Exercise objective: Restate each of the lines below word for word and drop every picture.

Given material:
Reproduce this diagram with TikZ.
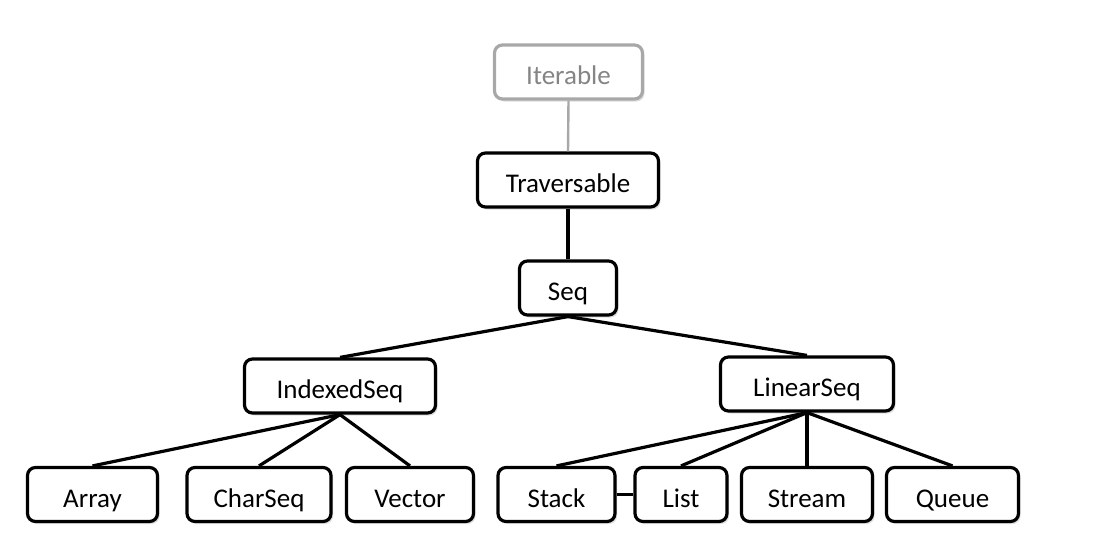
\documentclass[tikz,border=0pt]{standalone}
\usepackage{fontspec}
\setmainfont{Carlito}
\usetikzlibrary{shadows}
\definecolor{grayline}{HTML}{A8A8A8}
\definecolor{graytext}{HTML}{858585}
\tikzset{
  box/.style={draw=black, line width=3.2pt, rounded corners=8pt, fill=white,
    minimum height=54pt, inner sep=0pt, font=\fontsize{27}{32}\selectfont,
    text height=26pt, text depth=1pt,
    drop shadow={opacity=0.25, shadow xshift=2pt, shadow yshift=-2.5pt}},
  graybox/.style={box, draw=grayline, text=graytext},
  link/.style={line width=3.2pt, black},
  graylink/.style={line width=2.4pt, grayline},
}
\begin{document}
\begin{tikzpicture}[x=1pt,y=-1pt]
\useasboundingbox (0,0) rectangle (1116,542);
\fill[white] (0,0) rectangle (1116,542);
\node[graybox, minimum width=148pt] (iter) at (568.5,72) {Iterable};
\node[box, minimum width=181pt] (trav) at (568,180) {Traversable};
\node[box, minimum width=97pt] (seq) at (568,288) {Seq};
\node[box, minimum width=191pt] (idx) at (340,386) {IndexedSeq};
\node[box, minimum width=173pt] (lin) at (807,384) {LinearSeq};
\node[box, minimum width=130pt] (arr) at (92.5,494.5) {Array};
\node[box, minimum width=144pt] (chs) at (259,494.5) {CharSeq};
\node[box, minimum width=127pt] (vec) at (410,494.5) {Vector};
\node[box, minimum width=117pt] (stk) at (556.5,494.5) {Stack};
\node[box, minimum width=92pt] (lst) at (681,494.5) {List};
\node[box, minimum width=131pt] (str) at (807,494.5) {Stream};
\node[box, minimum width=132pt] (que) at (952.5,494.5) {Queue};
\draw[graylink] (iter.south) -- (trav.north);
\draw[link] (trav.south) -- (seq.north);
\draw[link] (seq.south) -- (idx.north);
\draw[link] (seq.south) -- (lin.north);
\draw[link] (idx.south) -- (arr.north);
\draw[link] (idx.south) -- (chs.north);
\draw[link] (idx.south) -- (vec.north);
\draw[link] (lin.south) -- (stk.north);
\draw[link] (lin.south) -- (lst.north);
\draw[link] (lin.south) -- (str.north);
\draw[link] (lin.south) -- (que.north);
\draw[link] (stk.east) -- (lst.west);
\end{tikzpicture}
\end{document}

Solved exercise:
Reproduce this diagram with TikZ.
\documentclass[tikz,border=0pt]{standalone}
\usepackage{fontspec}
\setmainfont{Carlito}
\usetikzlibrary{shadows}
\definecolor{grayline}{HTML}{A8A8A8}
\definecolor{graytext}{HTML}{858585}
\tikzset{
  box/.style={draw=black, line width=3.2pt, rounded corners=8pt, fill=white,
    minimum height=54pt, inner sep=0pt, font=\fontsize{27}{32}\selectfont,
    text height=26pt, text depth=1pt,
    drop shadow={opacity=0.25, shadow xshift=2pt, shadow yshift=-2.5pt}},
  graybox/.style={box, draw=grayline, text=graytext},
  link/.style={line width=3.2pt, black},
  graylink/.style={line width=2.4pt, grayline},
}
\begin{document}
\begin{tikzpicture}[x=1pt,y=-1pt]
\useasboundingbox (0,0) rectangle (1116,542);
\fill[white] (0,0) rectangle (1116,542);
\node[graybox, minimum width=148pt] (iter) at (568.5,72) {Iterable};
\node[box, minimum width=181pt] (trav) at (568,180) {Traversable};
\node[box, minimum width=97pt] (seq) at (568,288) {Seq};
\node[box, minimum width=191pt] (idx) at (340,386) {IndexedSeq};
\node[box, minimum width=173pt] (lin) at (807,384) {LinearSeq};
\node[box, minimum width=130pt] (arr) at (92.5,494.5) {Array};
\node[box, minimum width=144pt] (chs) at (259,494.5) {CharSeq};
\node[box, minimum width=127pt] (vec) at (410,494.5) {Vector};
\node[box, minimum width=117pt] (stk) at (556.5,494.5) {Stack};
\node[box, minimum width=92pt] (lst) at (681,494.5) {List};
\node[box, minimum width=131pt] (str) at (807,494.5) {Stream};
\node[box, minimum width=132pt] (que) at (952.5,494.5) {Queue};
\draw[graylink] (iter.south) -- (trav.north);
\draw[link] (trav.south) -- (seq.north);
\draw[link] (seq.south) -- (idx.north);
\draw[link] (seq.south) -- (lin.north);
\draw[link] (idx.south) -- (arr.north);
\draw[link] (idx.south) -- (chs.north);
\draw[link] (idx.south) -- (vec.north);
\draw[link] (lin.south) -- (stk.north);
\draw[link] (lin.south) -- (lst.north);
\draw[link] (lin.south) -- (str.north);
\draw[link] (lin.south) -- (que.north);
\draw[link] (stk.east) -- (lst.west);
\end{tikzpicture}
\end{document}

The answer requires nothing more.